Figure scripts:
** Start **

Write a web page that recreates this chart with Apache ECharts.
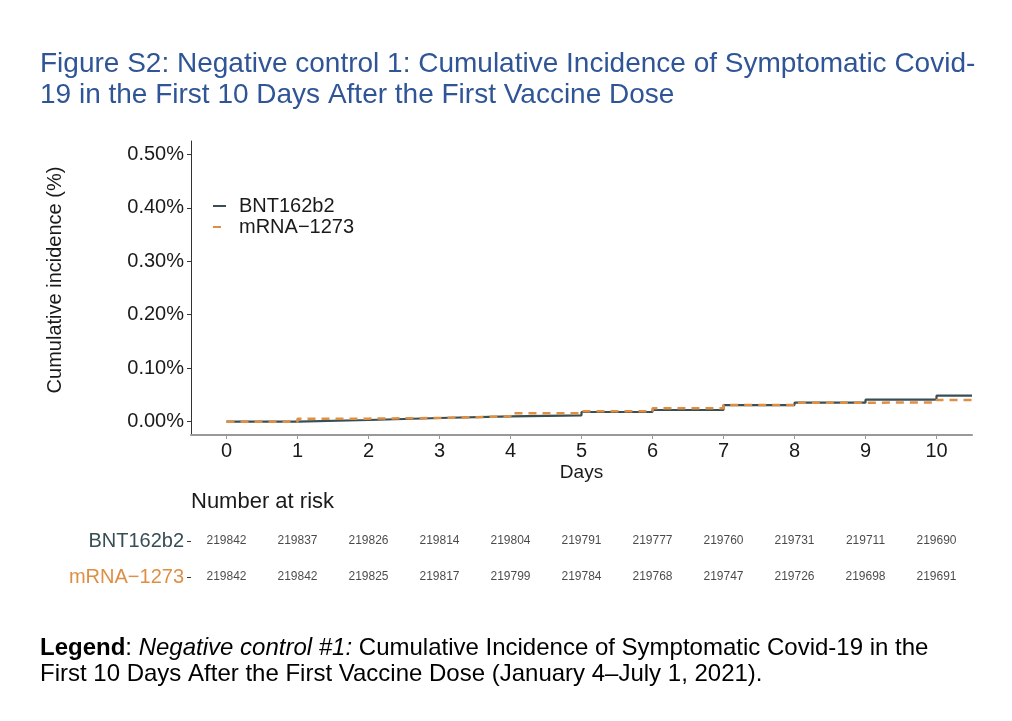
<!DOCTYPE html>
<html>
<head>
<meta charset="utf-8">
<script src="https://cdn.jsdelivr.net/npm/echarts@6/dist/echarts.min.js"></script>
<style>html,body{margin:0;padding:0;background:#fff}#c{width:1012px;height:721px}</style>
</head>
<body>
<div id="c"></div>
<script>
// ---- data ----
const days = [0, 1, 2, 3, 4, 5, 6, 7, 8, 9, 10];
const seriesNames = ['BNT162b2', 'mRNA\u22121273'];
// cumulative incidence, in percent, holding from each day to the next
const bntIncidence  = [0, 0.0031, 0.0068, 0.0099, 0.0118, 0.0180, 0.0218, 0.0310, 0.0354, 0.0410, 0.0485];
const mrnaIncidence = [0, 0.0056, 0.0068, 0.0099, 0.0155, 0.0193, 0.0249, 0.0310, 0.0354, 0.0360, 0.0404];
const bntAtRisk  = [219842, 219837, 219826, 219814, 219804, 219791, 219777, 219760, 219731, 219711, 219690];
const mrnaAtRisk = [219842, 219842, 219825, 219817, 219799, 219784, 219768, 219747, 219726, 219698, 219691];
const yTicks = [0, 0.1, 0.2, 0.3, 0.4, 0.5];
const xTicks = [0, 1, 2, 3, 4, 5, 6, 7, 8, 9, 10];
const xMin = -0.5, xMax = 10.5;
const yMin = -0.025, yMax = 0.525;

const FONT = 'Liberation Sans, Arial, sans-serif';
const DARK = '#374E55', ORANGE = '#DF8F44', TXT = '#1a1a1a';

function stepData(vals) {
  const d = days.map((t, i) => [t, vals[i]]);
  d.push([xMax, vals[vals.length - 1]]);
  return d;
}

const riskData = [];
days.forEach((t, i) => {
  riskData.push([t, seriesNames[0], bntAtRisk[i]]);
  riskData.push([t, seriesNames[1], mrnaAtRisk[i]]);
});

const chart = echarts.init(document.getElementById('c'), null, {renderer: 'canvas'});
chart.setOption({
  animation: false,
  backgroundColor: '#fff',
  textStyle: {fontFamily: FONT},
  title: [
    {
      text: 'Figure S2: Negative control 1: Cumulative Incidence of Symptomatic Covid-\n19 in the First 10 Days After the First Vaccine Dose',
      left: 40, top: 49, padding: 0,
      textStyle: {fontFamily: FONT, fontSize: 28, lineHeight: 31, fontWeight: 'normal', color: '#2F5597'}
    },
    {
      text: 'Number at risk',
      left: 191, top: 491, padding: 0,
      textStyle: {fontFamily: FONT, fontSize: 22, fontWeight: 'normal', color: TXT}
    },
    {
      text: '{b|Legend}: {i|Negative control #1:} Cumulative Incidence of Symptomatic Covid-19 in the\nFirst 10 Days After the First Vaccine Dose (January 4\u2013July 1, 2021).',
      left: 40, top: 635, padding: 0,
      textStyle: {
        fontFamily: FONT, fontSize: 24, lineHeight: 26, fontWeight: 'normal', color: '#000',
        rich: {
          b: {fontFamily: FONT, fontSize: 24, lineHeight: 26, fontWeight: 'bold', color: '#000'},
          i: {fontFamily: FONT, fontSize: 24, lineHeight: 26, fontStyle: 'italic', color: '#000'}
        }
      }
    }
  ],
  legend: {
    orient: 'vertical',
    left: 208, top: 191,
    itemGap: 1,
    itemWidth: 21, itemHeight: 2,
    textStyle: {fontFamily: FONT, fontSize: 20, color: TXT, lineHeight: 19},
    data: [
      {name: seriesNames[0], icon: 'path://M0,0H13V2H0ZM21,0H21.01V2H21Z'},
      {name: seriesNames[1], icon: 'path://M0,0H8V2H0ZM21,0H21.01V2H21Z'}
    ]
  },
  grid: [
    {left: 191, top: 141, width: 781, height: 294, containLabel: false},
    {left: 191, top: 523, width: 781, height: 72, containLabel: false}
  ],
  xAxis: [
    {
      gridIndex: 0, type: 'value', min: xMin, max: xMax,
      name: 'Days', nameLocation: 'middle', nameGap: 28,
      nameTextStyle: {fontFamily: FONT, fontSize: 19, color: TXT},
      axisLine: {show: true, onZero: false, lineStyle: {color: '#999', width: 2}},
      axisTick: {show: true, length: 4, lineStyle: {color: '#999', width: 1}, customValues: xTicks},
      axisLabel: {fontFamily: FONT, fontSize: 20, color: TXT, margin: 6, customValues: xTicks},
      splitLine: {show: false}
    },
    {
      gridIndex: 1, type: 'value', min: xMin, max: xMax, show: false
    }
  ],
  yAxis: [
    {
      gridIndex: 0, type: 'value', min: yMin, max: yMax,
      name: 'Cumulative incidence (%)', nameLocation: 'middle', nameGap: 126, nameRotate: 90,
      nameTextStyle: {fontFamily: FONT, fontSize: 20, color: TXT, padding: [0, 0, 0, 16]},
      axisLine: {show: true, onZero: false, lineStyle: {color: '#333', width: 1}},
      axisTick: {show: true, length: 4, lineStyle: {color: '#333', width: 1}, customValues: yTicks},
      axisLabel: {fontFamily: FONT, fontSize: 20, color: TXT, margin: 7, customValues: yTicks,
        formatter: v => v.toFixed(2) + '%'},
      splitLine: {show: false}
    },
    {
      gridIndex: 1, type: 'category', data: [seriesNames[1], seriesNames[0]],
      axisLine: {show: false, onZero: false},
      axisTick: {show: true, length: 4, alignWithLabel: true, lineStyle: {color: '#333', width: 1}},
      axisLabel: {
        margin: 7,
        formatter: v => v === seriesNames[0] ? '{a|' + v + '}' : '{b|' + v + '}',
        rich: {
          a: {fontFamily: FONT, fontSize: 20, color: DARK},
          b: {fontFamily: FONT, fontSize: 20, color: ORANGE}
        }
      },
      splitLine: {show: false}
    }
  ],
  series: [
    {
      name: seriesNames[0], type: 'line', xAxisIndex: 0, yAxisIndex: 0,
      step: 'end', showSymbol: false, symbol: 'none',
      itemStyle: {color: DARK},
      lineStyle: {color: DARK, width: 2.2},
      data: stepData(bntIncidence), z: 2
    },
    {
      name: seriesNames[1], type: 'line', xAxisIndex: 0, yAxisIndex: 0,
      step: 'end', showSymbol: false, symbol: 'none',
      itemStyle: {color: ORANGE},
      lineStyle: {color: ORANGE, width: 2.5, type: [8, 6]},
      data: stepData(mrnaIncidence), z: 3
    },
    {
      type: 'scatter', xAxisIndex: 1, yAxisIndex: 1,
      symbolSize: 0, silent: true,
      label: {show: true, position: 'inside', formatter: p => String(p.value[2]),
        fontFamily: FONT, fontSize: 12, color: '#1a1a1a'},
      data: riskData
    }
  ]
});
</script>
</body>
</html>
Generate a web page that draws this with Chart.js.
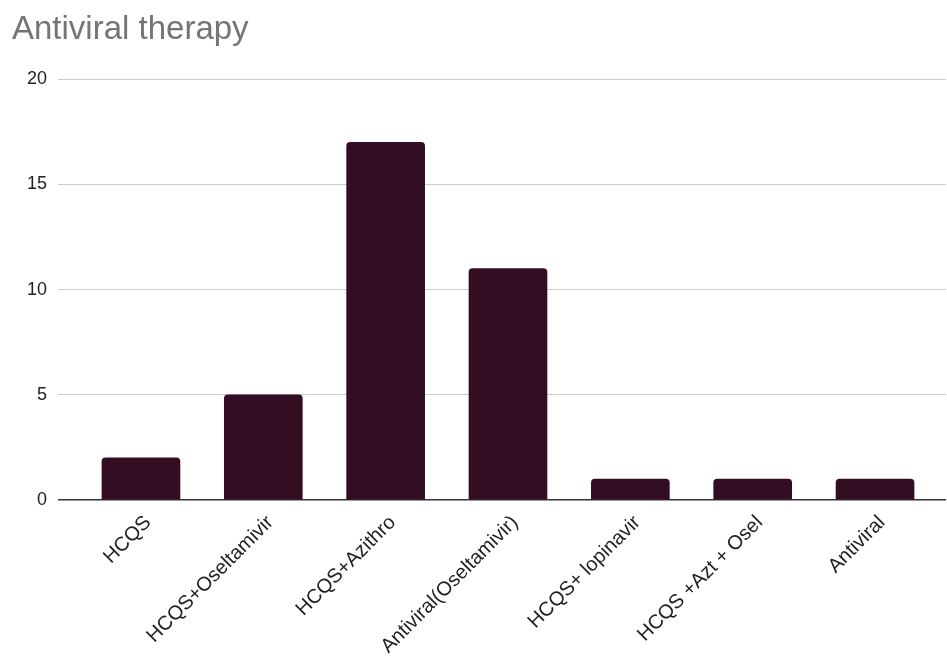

** End **

:: Problem details ::
Search the preceding listing for "that" and extract every line where it is found.

:: Solution ::
Write a web page that recreates this chart with Apache ECharts.
Generate a web page that draws this with Chart.js.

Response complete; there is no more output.